The 1INCH token experienced a tumultuous day on Tuesday, January 27, as onchain data revealed a significant distribution event orchestrated by its largest holders. This strategic offload of tens of millions of tokens directly coincided with a sharp double-digit price decline, sending ripples through its market.
Large Holders Initiate Strategic Token Distribution
Blockchain analysis paints a clear picture of substantial selling pressure from key 1INCH stakeholders. Approximately 36.36 million 1INCH tokens, equivalent to about $5 million, were strategically routed through CoW Protocol in a series of tranches rather than a single large dump. This calculated approach aimed to mitigate slippage and manage market impact during the distribution. Tracing the history of these wallets indicates that the sellers were likely early investors or contributors, as the tokens were received via vesting contracts established one to two years prior, confirming they were drawing from previously vested holdings.
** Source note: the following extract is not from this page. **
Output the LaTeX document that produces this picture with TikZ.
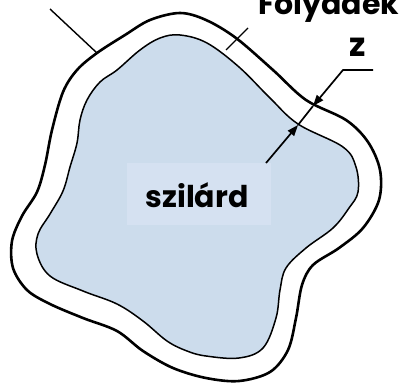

Immediate Market Impact and Liquidity Stress
The market's reaction to this concentrated selling was swift and dramatic. The 1INCH token's price plummeted by 15-17% within hours, falling sharply from a stable range near $0.14 to as low as $0.115–$0.118. This steep decline mirrored the exact timing of the onchain sales. Accompanying the price crash was an extraordinary surge in trading volume, which spiked over 370% day-on-day to $62.2 million. This elevated volume, pushing the volume-to-market-cap ratio above 36%, is a strong indicator of forced repricing and acute liquidity stress. Occurring without a new token unlock, this distribution by vested holders exposed the fragile market structure of 1INCH, which had already been trending downwards. The coordinated selling during a period of thin liquidity significantly amplified the price movement, demonstrating how even relatively small portions of circulating supply (2.6%) can trigger abrupt repricing in vulnerable markets.